Skip pictures; extract every line from the one with "Generate a Python" through the one with "from matplotlib.patches import Rectangle", exactly as written.

[Extracted data entries]
===

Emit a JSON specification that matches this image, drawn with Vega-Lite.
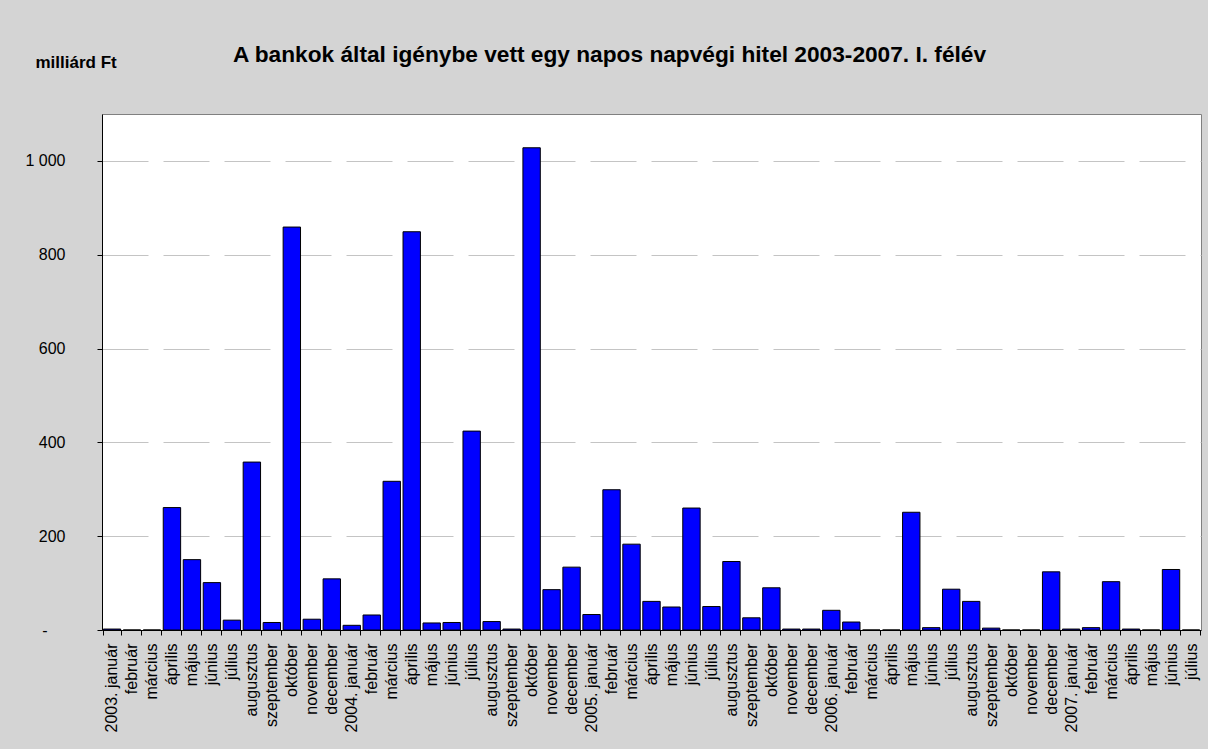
{
  "$schema": "https://vega.github.io/schema/vega-lite/v6.json",
  "autosize": "none",
  "width": 1099,
  "height": 516,
  "padding": {"left": 102, "top": 114, "right": 7, "bottom": 119},
  "background": "#d4d4d4",
  "title": {
    "text": "A bankok által igénybe vett egy napos napvégi hitel 2003-2007. I. félév",
    "font": "Liberation Sans",
    "fontSize": 22.7,
    "fontWeight": "bold",
    "color": "#000000",
    "anchor": "middle",
    "dx": -42,
    "baseline": "alphabetic",
    "offset": -32
  },
  "config": {
    "view": {"fill": "#ffffff", "stroke": "#808080", "strokeWidth": 1},
    "axis": {"labelFont": "Liberation Sans", "titleFont": "Liberation Sans", "labelColor": "#000000", "titleColor": "#000000"}
  },
  "data": {
    "values": [
      {"honap": "2003-01", "ertek": 2},
      {"honap": "2003-02", "ertek": 0},
      {"honap": "2003-03", "ertek": 0},
      {"honap": "2003-04", "ertek": 261},
      {"honap": "2003-05", "ertek": 150},
      {"honap": "2003-06", "ertek": 101},
      {"honap": "2003-07", "ertek": 21},
      {"honap": "2003-08", "ertek": 358},
      {"honap": "2003-09", "ertek": 16},
      {"honap": "2003-10", "ertek": 859},
      {"honap": "2003-11", "ertek": 23},
      {"honap": "2003-12", "ertek": 109},
      {"honap": "2004-01", "ertek": 10},
      {"honap": "2004-02", "ertek": 32},
      {"honap": "2004-03", "ertek": 317},
      {"honap": "2004-04", "ertek": 849},
      {"honap": "2004-05", "ertek": 15},
      {"honap": "2004-06", "ertek": 16},
      {"honap": "2004-07", "ertek": 424},
      {"honap": "2004-08", "ertek": 18},
      {"honap": "2004-09", "ertek": 2},
      {"honap": "2004-10", "ertek": 1028},
      {"honap": "2004-11", "ertek": 86},
      {"honap": "2004-12", "ertek": 134},
      {"honap": "2005-01", "ertek": 33},
      {"honap": "2005-02", "ertek": 299},
      {"honap": "2005-03", "ertek": 183},
      {"honap": "2005-04", "ertek": 61},
      {"honap": "2005-05", "ertek": 49},
      {"honap": "2005-06", "ertek": 260},
      {"honap": "2005-07", "ertek": 50},
      {"honap": "2005-08", "ertek": 146},
      {"honap": "2005-09", "ertek": 26},
      {"honap": "2005-10", "ertek": 90},
      {"honap": "2005-11", "ertek": 2},
      {"honap": "2005-12", "ertek": 2},
      {"honap": "2006-01", "ertek": 42},
      {"honap": "2006-02", "ertek": 17},
      {"honap": "2006-03", "ertek": 0},
      {"honap": "2006-04", "ertek": 0},
      {"honap": "2006-05", "ertek": 251},
      {"honap": "2006-06", "ertek": 5},
      {"honap": "2006-07", "ertek": 87},
      {"honap": "2006-08", "ertek": 61},
      {"honap": "2006-09", "ertek": 4},
      {"honap": "2006-10", "ertek": 0},
      {"honap": "2006-11", "ertek": 0},
      {"honap": "2006-12", "ertek": 124},
      {"honap": "2007-01", "ertek": 2},
      {"honap": "2007-02", "ertek": 5},
      {"honap": "2007-03", "ertek": 103},
      {"honap": "2007-04", "ertek": 2},
      {"honap": "2007-05", "ertek": 0},
      {"honap": "2007-06", "ertek": 129},
      {"honap": "2007-07", "ertek": 0}
    ]
  },
  "mark": {"type": "bar", "fill": "#0000ff", "stroke": "#000000", "strokeWidth": 1},
  "encoding": {
    "x": {
      "field": "honap",
      "type": "ordinal",
      "sort": null,
      "scale": {"paddingInner": 0.13, "paddingOuter": 0.065},
      "axis": {
        "title": null,
        "labelAngle": -90,
        "labelFontSize": 16,
        "labelPadding": 8,
        "tickSize": 5,
        "tickBand": "extent",
        "tickColor": "#000000",
        "domainColor": "#000000",
        "labelOverlap": false,
        "labelExpr": "!isString(datum.value) ? '' : (substring(datum.value,5,7)=='01' ? substring(datum.value,0,4)+'. ' : '') + ['január','február','március','április','május','június','július','augusztus','szeptember','október','november','december'][toNumber(substring(datum.value,5,7))-1]"
      }
    },
    "y": {
      "field": "ertek",
      "type": "quantitative",
      "scale": {"domain": [0, 1100], "nice": false},
      "axis": {
        "title": "milliárd Ft",
        "titleAngle": 0,
        "titleAlign": "left",
        "titleBaseline": "alphabetic",
        "titleX": -67,
        "titleY": -47,
        "titleFontSize": 17,
        "titleFontWeight": "bold",
        "values": [0, 200, 400, 600, 800, 1000],
        "labelFontSize": 16,
        "labelPadding": {"condition": {"test": "datum.value == 0", "value": 50}, "value": 32},
        "tickSize": 5,
        "tickColor": "#000000",
        "domainColor": "#000000",
        "grid": true,
        "gridColor": "#c4c4c4",
        "gridDash": [46, 15],
        "labelExpr": "datum.value == 0 ? '-' : replace(format(datum.value, ','), ',', ' ')"
      }
    }
  }
}
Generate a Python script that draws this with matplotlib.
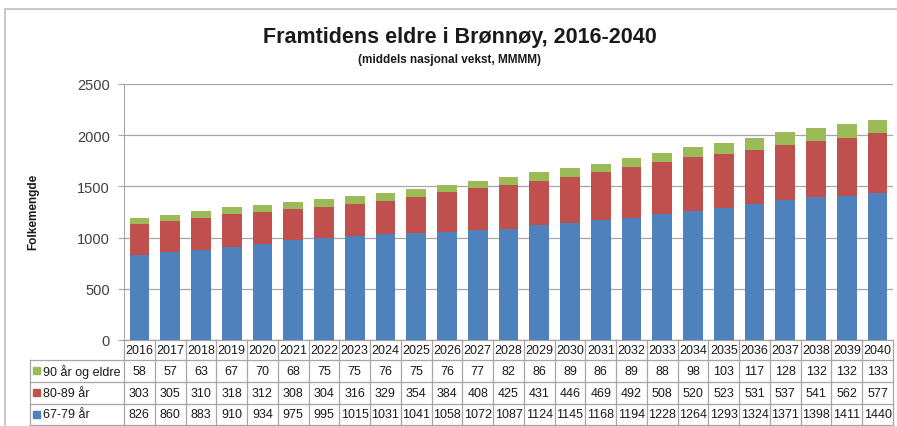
import matplotlib.pyplot as plt
import matplotlib.transforms as mtransforms
from matplotlib.patches import Rectangle

aar = list(range(2016, 2041))
eldre_90 = [58, 57, 63, 67, 70, 68, 75, 75, 76, 75, 76, 77, 82, 86, 89, 86, 89, 88, 98, 103, 117, 128, 132, 132, 133]
eldre_80_89 = [303, 305, 310, 318, 312, 308, 304, 316, 329, 354, 384, 408, 425, 431, 446, 469, 492, 508, 520, 523, 531, 537, 541, 562, 577]
eldre_67_79 = [826, 860, 883, 910, 934, 975, 995, 1015, 1031, 1041, 1058, 1072, 1087, 1124, 1145, 1168, 1194, 1228, 1264, 1293, 1324, 1371, 1398, 1411, 1440]

serier = ['90 år og eldre', '80-89 år', '67-79 år']
rader = [eldre_90, eldre_80_89, eldre_67_79]
farger = ['#9BBB59', '#C0504D', '#4F81BD']

plt.rcParams['font.family'] = ['Liberation Sans', 'DejaVu Sans']

W, H = 897, 427
fig = plt.figure(figsize=(W / 100, H / 100), dpi=100)

# ramme rundt diagrammet
fig.patches.append(Rectangle((5 / W, -0.1), 1.2, (H - 10) / H + 0.1, transform=fig.transFigure,
                             fill=False, edgecolor='#BFBFBF', linewidth=1.2))

x0, x1, ytop, ybot = 124, 893, 85, 341
ax = fig.add_axes([x0 / W, (H - ybot) / H, (x1 - x0) / W, (ybot - ytop) / H])

x = range(len(aar))
ax.bar(x, eldre_67_79, width=0.64, color=farger[2], zorder=3)
ax.bar(x, eldre_80_89, width=0.64, bottom=eldre_67_79, color=farger[1], zorder=3)
bunn = [a + b for a, b in zip(eldre_67_79, eldre_80_89)]
ax.bar(x, eldre_90, width=0.64, bottom=bunn, color=farger[0], zorder=3)

ax.set_xlim(-0.5, len(aar) - 0.5)
ax.set_ylim(0, 2500)
ax.set_yticks(range(0, 2501, 500))
ax.set_xticks([])
ax.grid(axis='y', color='#A6A6A6', linewidth=0.9, zorder=0)
for s in ['top', 'right', 'bottom']:
    ax.spines[s].set_visible(False)
ax.spines['left'].set_color('#A6A6A6')
ax.tick_params(axis='y', colors='#A6A6A6', labelcolor='#404040', labelsize=10.5, length=4, pad=6)

# datatabell under diagrammet: x i dataenheter, y i aksekoordinater
tr = mtransforms.blended_transform_factory(ax.transData, ax.transAxes)
kol_px = (x1 - x0) / len(aar)
lab_left = -0.5 - (x0 - 30) / kol_px
rad_y = [(ybot - p) / (ybot - ytop) for p in (341, 361, 383, 405, 426)]
right = len(aar) - 0.5
lk = dict(transform=tr, color='#A6A6A6', linewidth=0.9, clip_on=False)

ax.plot([-0.5, right], [rad_y[0]] * 2, **lk)
for yy in rad_y[1:]:
    ax.plot([lab_left, right], [yy] * 2, **lk)
for k in range(len(aar) + 1):
    ax.plot([k - 0.5] * 2, [rad_y[0], rad_y[-1]], **lk)
ax.plot([lab_left] * 2, [rad_y[1], rad_y[-1]], **lk)

tk = dict(transform=tr, ha='center', va='center', fontsize=9, color='#1A1A1A', clip_on=False)
for i, a in enumerate(aar):
    ax.text(i, (rad_y[0] + rad_y[1]) / 2, str(a), **tk)
for r, (navn, verdier, f) in enumerate(zip(serier, rader, farger)):
    ym = (rad_y[r + 1] + rad_y[r + 2]) / 2
    for i, v in enumerate(verdier):
        ax.text(i, ym, str(v), **tk)
    ax.add_patch(Rectangle((lab_left + 3 / kol_px, ym - 0.013), 7 / kol_px, 0.027, transform=tr,
                           color=f, clip_on=False))
    ax.text(lab_left + 13 / kol_px, ym, navn, transform=tr, ha='left', va='center', fontsize=9,
            color='#1A1A1A', clip_on=False)

fig.text(460 / W, 1 - 38 / H, 'Framtidens eldre i Brønnøy, 2016-2040', ha='center', va='center',
         fontsize=15.5, fontweight='bold', color='#1A1A1A')
fig.text(449 / W, 1 - 60 / H, '(middels nasjonal vekst, MMMM)', ha='center', va='center',
         fontsize=8.5, fontweight='bold', color='#1A1A1A')
fig.text(33 / W, 1 - 212 / H, 'Folkemengde', rotation=90, ha='center', va='center',
         fontsize=8.5, fontweight='bold', color='#1A1A1A')

fig.savefig('out.png', dpi=100)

===

> _Answer to this task_
Generate a Python script that draws this with matplotlib.
import matplotlib.pyplot as plt
import matplotlib.transforms as mtransforms
from matplotlib.patches import Rectangle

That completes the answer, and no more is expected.